» **EXCERPTED RECORDS**:
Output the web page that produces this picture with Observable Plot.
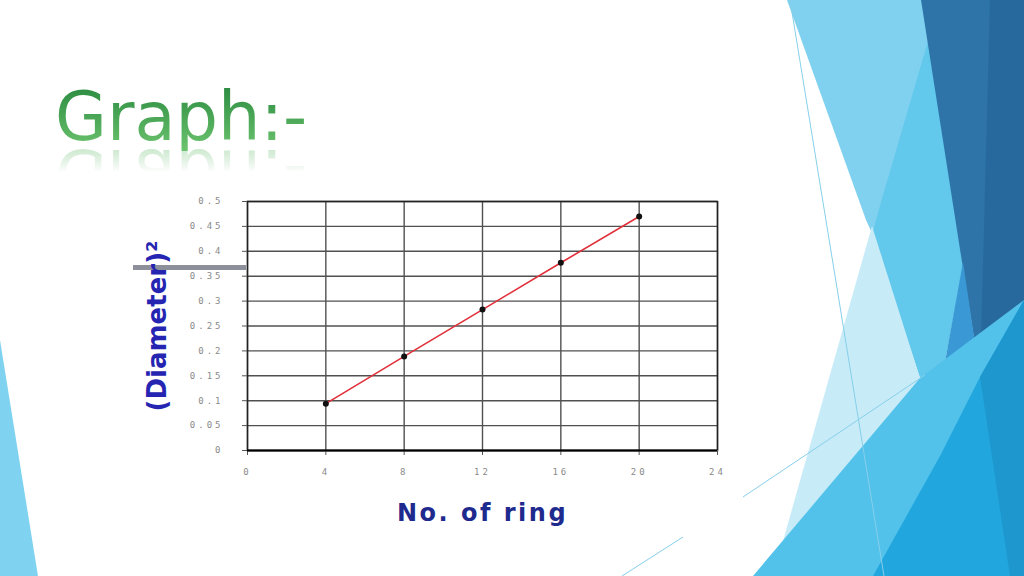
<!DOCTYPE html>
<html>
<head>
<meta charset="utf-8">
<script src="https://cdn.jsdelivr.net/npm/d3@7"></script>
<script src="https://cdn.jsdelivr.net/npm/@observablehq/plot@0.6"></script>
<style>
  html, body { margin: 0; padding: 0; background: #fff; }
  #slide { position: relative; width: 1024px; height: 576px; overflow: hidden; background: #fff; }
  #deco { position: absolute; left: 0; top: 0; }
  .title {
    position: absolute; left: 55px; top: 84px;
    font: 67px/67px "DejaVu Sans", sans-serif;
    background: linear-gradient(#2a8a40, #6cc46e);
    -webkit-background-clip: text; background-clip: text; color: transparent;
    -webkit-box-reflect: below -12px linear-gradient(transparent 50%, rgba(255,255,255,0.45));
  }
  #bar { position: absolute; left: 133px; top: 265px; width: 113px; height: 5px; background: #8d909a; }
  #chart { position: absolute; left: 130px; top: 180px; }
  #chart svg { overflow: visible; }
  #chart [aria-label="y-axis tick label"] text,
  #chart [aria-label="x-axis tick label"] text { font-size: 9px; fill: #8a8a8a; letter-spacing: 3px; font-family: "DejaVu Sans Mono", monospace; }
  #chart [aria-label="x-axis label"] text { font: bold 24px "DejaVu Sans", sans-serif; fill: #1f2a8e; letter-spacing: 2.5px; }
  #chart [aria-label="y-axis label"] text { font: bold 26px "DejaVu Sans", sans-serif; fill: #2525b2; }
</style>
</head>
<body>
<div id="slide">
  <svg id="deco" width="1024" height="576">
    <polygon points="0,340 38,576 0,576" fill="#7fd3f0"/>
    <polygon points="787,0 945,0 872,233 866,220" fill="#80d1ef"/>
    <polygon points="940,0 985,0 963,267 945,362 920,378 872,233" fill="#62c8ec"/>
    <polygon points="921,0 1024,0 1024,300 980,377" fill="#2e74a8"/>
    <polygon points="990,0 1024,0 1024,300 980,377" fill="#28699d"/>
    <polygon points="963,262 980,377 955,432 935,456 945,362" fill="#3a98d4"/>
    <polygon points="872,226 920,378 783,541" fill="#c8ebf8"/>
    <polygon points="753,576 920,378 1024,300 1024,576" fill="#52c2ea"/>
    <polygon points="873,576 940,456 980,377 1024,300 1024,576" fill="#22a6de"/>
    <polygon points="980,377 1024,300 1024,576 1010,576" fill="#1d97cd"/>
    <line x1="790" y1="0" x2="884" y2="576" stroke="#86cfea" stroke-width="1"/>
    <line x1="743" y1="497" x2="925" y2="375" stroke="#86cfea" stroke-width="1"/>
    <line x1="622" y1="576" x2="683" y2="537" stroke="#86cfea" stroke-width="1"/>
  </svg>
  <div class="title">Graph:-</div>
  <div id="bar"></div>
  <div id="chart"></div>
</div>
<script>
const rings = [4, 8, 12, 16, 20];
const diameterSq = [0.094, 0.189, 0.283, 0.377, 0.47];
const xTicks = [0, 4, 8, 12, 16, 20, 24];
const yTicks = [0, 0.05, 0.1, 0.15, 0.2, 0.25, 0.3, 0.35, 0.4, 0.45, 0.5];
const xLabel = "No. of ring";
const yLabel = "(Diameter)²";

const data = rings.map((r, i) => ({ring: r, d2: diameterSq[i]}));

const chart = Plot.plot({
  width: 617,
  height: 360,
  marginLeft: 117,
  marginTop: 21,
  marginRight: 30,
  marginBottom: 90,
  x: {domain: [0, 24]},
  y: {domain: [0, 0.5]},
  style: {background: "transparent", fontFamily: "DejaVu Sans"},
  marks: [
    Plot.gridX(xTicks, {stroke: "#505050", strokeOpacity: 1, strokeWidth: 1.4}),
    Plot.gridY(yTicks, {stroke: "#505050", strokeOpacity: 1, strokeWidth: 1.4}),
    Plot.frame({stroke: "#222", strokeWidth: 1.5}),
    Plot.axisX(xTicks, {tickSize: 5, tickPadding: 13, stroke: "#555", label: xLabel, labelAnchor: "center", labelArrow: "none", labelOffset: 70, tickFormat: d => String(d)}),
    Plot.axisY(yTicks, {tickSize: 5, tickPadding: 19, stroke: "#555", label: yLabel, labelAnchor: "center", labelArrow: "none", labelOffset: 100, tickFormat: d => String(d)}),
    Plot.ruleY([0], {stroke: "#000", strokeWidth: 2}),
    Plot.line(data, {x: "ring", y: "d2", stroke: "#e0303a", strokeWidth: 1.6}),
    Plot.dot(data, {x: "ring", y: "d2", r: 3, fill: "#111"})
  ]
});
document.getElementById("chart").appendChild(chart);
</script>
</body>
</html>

--

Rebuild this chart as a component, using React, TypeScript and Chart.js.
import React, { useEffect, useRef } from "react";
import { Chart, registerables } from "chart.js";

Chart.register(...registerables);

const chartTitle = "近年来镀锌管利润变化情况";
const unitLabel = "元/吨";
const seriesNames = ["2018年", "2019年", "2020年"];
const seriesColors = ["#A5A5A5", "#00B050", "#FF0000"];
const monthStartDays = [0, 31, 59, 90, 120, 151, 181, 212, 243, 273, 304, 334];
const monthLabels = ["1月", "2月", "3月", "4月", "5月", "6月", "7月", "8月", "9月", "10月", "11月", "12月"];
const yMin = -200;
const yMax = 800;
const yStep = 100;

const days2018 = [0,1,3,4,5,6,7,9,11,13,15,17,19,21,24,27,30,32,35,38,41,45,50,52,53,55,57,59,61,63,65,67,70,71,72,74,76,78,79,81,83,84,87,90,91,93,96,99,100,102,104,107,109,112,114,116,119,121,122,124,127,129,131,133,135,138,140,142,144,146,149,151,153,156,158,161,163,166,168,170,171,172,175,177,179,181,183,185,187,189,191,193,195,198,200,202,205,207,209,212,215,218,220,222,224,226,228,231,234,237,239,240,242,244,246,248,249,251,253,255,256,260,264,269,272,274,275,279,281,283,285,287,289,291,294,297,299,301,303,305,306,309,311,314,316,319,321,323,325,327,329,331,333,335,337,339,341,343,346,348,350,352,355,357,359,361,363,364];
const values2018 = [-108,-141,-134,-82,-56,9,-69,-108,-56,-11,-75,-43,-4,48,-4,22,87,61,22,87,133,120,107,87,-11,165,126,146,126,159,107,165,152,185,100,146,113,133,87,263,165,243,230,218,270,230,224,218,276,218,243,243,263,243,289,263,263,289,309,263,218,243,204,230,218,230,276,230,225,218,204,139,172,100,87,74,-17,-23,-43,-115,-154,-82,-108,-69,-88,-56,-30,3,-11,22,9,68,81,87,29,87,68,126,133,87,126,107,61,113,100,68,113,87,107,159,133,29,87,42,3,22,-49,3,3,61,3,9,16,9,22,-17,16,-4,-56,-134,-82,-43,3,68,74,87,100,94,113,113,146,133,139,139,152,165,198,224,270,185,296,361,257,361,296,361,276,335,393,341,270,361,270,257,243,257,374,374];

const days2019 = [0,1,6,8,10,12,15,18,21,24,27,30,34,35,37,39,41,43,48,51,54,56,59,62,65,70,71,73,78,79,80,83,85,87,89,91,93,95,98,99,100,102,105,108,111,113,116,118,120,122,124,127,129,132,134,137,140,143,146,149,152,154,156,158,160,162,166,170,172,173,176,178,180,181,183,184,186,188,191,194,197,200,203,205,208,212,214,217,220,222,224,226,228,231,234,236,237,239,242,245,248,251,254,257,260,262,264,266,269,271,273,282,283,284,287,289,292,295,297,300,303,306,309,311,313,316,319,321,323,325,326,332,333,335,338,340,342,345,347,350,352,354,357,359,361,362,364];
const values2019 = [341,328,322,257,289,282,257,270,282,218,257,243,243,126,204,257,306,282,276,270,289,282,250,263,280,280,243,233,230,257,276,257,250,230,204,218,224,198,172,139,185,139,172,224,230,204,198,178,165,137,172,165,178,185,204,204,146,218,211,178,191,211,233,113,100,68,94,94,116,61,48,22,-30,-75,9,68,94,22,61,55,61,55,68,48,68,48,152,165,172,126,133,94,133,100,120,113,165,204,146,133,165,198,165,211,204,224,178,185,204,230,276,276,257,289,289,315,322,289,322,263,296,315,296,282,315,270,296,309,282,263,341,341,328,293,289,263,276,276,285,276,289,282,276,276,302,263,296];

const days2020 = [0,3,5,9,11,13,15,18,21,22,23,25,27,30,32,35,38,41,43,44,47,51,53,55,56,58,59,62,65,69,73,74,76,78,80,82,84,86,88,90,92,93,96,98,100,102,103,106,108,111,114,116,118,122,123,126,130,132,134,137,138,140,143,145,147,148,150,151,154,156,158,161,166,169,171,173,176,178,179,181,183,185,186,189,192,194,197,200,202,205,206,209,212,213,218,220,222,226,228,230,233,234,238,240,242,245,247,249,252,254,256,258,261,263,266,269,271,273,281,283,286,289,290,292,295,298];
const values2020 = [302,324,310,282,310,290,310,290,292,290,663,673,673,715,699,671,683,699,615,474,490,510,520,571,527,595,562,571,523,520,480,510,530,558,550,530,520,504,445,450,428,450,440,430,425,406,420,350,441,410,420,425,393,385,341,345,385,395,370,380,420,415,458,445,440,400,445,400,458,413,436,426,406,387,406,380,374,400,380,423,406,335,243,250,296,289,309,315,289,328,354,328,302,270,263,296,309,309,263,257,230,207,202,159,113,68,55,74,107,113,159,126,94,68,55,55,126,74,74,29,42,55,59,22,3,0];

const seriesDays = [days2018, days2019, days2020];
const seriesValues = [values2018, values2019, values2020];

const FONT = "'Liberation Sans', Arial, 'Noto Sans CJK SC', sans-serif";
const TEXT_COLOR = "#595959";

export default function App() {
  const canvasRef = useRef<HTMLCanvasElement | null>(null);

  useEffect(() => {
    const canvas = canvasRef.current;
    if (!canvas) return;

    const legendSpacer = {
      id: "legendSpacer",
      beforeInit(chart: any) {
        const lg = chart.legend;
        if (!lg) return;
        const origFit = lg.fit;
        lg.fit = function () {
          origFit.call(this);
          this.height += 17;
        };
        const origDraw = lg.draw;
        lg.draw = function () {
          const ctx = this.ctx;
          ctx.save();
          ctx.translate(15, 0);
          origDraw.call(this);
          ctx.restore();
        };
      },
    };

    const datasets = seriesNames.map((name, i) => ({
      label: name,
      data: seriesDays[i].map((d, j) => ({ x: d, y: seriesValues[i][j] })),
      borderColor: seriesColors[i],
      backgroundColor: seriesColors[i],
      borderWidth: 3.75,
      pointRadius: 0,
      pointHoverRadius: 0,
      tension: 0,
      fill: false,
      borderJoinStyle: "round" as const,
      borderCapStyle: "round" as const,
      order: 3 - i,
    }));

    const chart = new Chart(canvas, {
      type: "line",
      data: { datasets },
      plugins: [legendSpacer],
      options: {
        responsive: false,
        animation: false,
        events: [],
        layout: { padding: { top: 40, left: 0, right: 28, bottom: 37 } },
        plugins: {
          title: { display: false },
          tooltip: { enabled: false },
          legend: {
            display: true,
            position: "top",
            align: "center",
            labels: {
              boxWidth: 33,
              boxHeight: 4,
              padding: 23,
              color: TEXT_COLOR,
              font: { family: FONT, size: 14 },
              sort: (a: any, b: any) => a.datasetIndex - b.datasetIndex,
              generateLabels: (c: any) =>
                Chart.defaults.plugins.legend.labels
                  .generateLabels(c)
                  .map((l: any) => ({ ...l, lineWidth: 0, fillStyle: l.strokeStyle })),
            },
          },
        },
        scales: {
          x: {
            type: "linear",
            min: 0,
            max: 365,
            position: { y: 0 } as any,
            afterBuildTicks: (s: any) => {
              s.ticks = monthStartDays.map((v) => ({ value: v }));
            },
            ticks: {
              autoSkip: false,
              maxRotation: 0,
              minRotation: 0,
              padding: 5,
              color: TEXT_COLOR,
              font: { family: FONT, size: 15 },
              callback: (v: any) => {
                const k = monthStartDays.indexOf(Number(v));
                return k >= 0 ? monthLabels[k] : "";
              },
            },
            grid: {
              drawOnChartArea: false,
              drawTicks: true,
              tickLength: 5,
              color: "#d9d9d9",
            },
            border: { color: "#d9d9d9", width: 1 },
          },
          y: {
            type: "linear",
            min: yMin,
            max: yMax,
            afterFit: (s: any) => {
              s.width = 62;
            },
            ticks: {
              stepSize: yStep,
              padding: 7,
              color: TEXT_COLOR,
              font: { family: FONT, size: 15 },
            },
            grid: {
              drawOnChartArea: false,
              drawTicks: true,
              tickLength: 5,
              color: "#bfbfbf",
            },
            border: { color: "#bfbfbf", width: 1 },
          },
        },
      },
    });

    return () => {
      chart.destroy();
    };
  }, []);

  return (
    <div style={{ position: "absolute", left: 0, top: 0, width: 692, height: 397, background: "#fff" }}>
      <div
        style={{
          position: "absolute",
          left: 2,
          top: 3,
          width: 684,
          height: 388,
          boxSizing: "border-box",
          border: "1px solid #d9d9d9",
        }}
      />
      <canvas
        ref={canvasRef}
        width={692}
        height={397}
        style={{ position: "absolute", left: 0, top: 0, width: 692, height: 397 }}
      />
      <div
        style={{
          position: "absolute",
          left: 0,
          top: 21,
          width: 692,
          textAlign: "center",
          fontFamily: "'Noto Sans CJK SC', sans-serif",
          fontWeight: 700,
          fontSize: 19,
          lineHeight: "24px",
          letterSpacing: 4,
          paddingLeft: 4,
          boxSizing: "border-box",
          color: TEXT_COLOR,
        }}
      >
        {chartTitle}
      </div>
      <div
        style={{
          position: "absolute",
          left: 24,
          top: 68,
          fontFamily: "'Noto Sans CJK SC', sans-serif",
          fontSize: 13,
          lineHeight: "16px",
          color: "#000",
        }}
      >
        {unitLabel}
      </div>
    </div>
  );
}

==

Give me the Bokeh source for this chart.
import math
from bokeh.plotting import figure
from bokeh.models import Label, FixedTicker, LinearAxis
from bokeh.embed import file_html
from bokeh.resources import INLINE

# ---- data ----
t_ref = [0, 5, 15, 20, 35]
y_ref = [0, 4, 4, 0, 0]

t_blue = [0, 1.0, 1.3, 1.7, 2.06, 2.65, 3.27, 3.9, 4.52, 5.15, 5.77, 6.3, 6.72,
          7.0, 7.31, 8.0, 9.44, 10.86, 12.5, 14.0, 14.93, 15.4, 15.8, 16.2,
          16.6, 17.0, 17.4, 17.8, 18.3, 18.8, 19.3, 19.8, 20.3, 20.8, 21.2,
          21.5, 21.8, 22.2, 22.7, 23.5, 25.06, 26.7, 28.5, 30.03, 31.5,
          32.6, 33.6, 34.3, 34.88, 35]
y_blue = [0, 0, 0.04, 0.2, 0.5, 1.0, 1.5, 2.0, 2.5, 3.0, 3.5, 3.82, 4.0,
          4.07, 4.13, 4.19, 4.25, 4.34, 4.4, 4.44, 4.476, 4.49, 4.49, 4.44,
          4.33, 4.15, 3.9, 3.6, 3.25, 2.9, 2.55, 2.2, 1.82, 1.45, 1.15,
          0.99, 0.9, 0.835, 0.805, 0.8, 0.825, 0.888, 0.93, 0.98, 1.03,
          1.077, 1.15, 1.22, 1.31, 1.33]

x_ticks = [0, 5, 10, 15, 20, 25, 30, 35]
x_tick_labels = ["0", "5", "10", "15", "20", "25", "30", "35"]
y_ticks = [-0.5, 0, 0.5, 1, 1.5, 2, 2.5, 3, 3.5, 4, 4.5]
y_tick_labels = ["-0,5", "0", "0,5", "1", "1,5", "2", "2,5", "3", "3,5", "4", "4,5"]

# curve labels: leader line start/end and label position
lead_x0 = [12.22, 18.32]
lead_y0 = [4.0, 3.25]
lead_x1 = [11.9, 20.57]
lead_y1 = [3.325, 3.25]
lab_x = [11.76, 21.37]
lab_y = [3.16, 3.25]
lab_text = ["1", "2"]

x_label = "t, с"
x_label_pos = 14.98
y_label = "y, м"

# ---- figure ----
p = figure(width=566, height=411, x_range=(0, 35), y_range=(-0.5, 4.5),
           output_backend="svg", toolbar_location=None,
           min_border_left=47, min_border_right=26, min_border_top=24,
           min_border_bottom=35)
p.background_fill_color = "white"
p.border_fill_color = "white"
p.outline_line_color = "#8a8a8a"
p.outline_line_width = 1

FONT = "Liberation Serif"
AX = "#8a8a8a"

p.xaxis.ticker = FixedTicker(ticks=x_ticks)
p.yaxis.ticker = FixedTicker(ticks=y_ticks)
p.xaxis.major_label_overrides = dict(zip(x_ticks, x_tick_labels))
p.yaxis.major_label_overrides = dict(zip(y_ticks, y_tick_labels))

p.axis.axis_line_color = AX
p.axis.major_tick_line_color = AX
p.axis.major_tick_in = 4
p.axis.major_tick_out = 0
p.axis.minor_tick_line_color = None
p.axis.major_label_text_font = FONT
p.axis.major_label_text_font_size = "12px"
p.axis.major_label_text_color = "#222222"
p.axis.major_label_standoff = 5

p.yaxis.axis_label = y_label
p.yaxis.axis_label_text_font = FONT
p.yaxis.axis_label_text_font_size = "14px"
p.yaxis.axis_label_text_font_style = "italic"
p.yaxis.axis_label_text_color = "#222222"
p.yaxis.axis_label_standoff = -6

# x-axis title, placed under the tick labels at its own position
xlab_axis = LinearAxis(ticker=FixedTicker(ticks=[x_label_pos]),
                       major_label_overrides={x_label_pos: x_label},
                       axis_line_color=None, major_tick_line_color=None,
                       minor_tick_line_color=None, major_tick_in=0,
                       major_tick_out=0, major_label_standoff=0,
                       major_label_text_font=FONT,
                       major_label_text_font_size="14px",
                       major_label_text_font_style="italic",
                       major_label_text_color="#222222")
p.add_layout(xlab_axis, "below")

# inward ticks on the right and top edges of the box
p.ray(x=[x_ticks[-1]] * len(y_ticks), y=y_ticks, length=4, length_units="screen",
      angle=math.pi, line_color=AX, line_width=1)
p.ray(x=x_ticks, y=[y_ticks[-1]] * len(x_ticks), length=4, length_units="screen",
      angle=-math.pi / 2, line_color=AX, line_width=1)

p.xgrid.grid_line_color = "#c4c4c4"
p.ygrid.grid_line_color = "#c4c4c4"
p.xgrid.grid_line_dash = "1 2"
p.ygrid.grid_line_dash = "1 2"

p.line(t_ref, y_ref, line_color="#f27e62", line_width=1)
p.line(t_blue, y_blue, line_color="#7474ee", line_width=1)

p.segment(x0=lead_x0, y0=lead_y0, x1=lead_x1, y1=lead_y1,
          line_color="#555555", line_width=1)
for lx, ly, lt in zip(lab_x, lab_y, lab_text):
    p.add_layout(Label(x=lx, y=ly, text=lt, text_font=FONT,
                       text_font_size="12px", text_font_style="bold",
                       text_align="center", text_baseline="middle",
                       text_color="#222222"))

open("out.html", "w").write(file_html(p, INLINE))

» **STATED EXERCISE**: Show every line where the string "this" appears.

» **FINISHED ANSWER**:
Output the web page that produces this picture with Observable Plot.
Rebuild this chart as a component, using React, TypeScript and Chart.js.
          origFit.call(this);
          this.height += 17;
          const ctx = this.ctx;
          origDraw.call(this);
Give me the Bokeh source for this chart.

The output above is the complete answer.